Owning a home is one of the most liberating stages of a person’s life. You are able to paint the walls, hang up pictures, and turn your music up without your downstairs neighbors banging on your floor. Even though there are so many positives, there are still some downsides. On average homeowners can spend around $9,000 on their homes, with a large majority of that going towards home improvements. Normally when you think of home improvements, you don’t think of upgrading your HVAC system. However, many savvy homeowners end up switching to a geothermal system as part of their home improvements. Why is that a popular idea? We are here to show you the benefits of switching to a geothermal heating and cooling system.
When it comes to the world of HVAC systems, geothermal systems are a part of the “set it and forget it” type. Geothermal systems have fewer moving parts than most other types of HVAC systems. Without these moving parts, the systems are usually quieter than usual systems, which means they can be kept indoors. Having a geothermal system indoors protects it from snow, rain, weeds, grass clippings, and common damage that can occur when a system is kept outside.
Having fewer issues allows these systems to have a longer lifespan than most HVAC systems. They are typically 92% longer-lasting, normally around the 25–26-year mark, which is very different from traditional HVACs. A longer life span means you will have to have fewer visits from repairmen and fewer overall system replacements
Short-Term Costs and the Long-Term Rewards
The initial costs for a geothermal system include the heat pump, and the ground loop system. Prices can differ based on the size of your system, the type of look needed, how well insulated your home is, and more. After you receive a quote, it’s not unusual to think the investment seems scary. However, when you do a little research, you can see the rewards outweigh the costs.

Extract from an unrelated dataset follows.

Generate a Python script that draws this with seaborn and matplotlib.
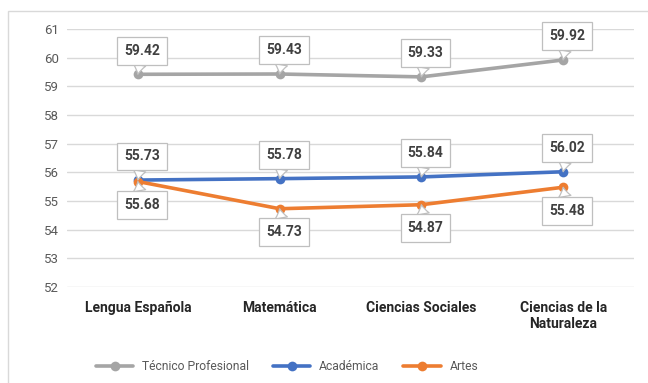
"""Line chart of average scores by subject and track."""

import matplotlib

matplotlib.use("Agg")
import matplotlib.pyplot as plt
import pandas as pd
import seaborn as sns
from matplotlib.patches import Rectangle

SUBJECTS = ["Lengua Española", "Matemática", "Ciencias Sociales", "Ciencias de la\nNaturaleza"]
TECNICO = [59.42, 59.43, 59.33, 59.92]
ACADEMICA = [55.73, 55.78, 55.84, 56.02]
ARTES = [55.68, 54.73, 54.87, 55.48]
SERIES = ["Técnico Profesional", "Académica", "Artes"]
Y_TICKS = [52, 53, 54, 55, 56, 57, 58, 59, 60, 61]

PALETTE = {"Técnico Profesional": "#A5A5A5", "Académica": "#4472C4", "Artes": "#ED7D31"}
# label above (+1) or below (-1) the point
LABEL_SIDE = {"Técnico Profesional": [1, 1, 1, 1], "Académica": [1, 1, 1, 1], "Artes": [-1, -1, -1, -1]}

sns.set_theme(style="white")
plt.rcParams["font.family"] = ["Roboto", "DejaVu Sans"]

data = pd.DataFrame(
    {
        "subject": SUBJECTS * 3,
        "score": TECNICO + ACADEMICA + ARTES,
        "series": [s for s in SERIES for _ in SUBJECTS],
    }
)

fig = plt.figure(figsize=(6.48, 3.83), dpi=100)
ax = fig.add_axes([67 / 648, 1 - 287 / 383, (634 - 67) / 648, (287 - 29) / 383])

fig.patches.append(
    Rectangle((8 / 648, -0.05), 1.0, 1 - 11 / 383 + 0.05, transform=fig.transFigure,
              facecolor="none", edgecolor="#D9D9D9", linewidth=1.0)
)

sns.lineplot(
    data=data, x="subject", y="score", hue="series", hue_order=SERIES, palette=PALETTE,
    marker="o", markersize=7, markeredgewidth=0, linewidth=2.6, sort=False, ax=ax,
)

for name, values in zip(SERIES, [TECNICO, ACADEMICA, ARTES]):
    for i, v in enumerate(values):
        side = LABEL_SIDE[name][i]
        ax.annotate(
            f"{v:.2f}", xy=(i, v), xytext=(3, 17 * side), textcoords="offset points",
            ha="center", va="center", fontsize=10, fontweight="bold", color="#404040",
            bbox=dict(boxstyle="square,pad=0.5", facecolor="white", edgecolor="#BFBFBF", linewidth=0.9),
            arrowprops=dict(arrowstyle="wedge,tail_width=0.9,shrink_factor=0.4", facecolor="white",
                            edgecolor="#BFBFBF", linewidth=0.9, shrinkA=0, shrinkB=0),
            zorder=5,
        )

ax.set_ylim(52, 61)
ax.set_xlim(-0.5, 3.5)
ax.set_yticks(Y_TICKS)
ax.grid(axis="y", color="#D9D9D9", linewidth=1.0)
ax.set_axisbelow(True)
sns.despine(ax=ax, left=True, bottom=True)
ax.tick_params(axis="y", labelsize=9.5, labelcolor="#595959", length=0, pad=6)
ax.tick_params(axis="x", length=0, pad=10)
ax.set_xticks(range(len(SUBJECTS)))
ax.set_xticklabels(SUBJECTS, fontsize=10, fontweight="bold", color="#262626")
ax.set(xlabel="", ylabel="")

handles, labels = ax.get_legend_handles_labels()
ax.get_legend().remove()
fig.legend(
    handles, labels, loc="center", bbox_to_anchor=(287 / 648, 1 - 367 / 383), ncol=3,
    frameon=False, fontsize=8.7, labelcolor="#595959", handlelength=3.1, columnspacing=2.0,
    handletextpad=0.7,
)

fig.savefig("out.png", dpi=100)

The immediate cost savings with be any local and federal incentives that homeowners receive for installing these eco-friendly systems. Every area has different incentives, so it is best to look it up for your specific area. However, if your area doesn’t have the “best” financial incentives, your geothermal system pays for itself in a short amount of time. These heat pump systems can pay their initial investment in as little as two years. This is because it causes a significant reduction in your utility bills, which all depends on soil composition, climate, and the specific system you chose.
Energy is Readily Available
One of the best things about a geothermal system is that the source of the entire system is easily accessible. Traditional methods of home temperature included relying on combustibles like oil, natural gas, or propane. These sources are in a volatile market and the prices tend to fluctuate severely. With geothermal, the system’s only grid reliance is a small amount of electricity to let the unit run. It draws all of its energy from the solar energy that is trapped inside of the earth’s surface. The sun is by far the most dependable energy source on the market, and we don’t see that changing anytime soon. It shows up every day and gives 4-6 feet of soil underground heat, approximately 55 degrees. This allows for geothermal system owners to see a constant energy bill year after year.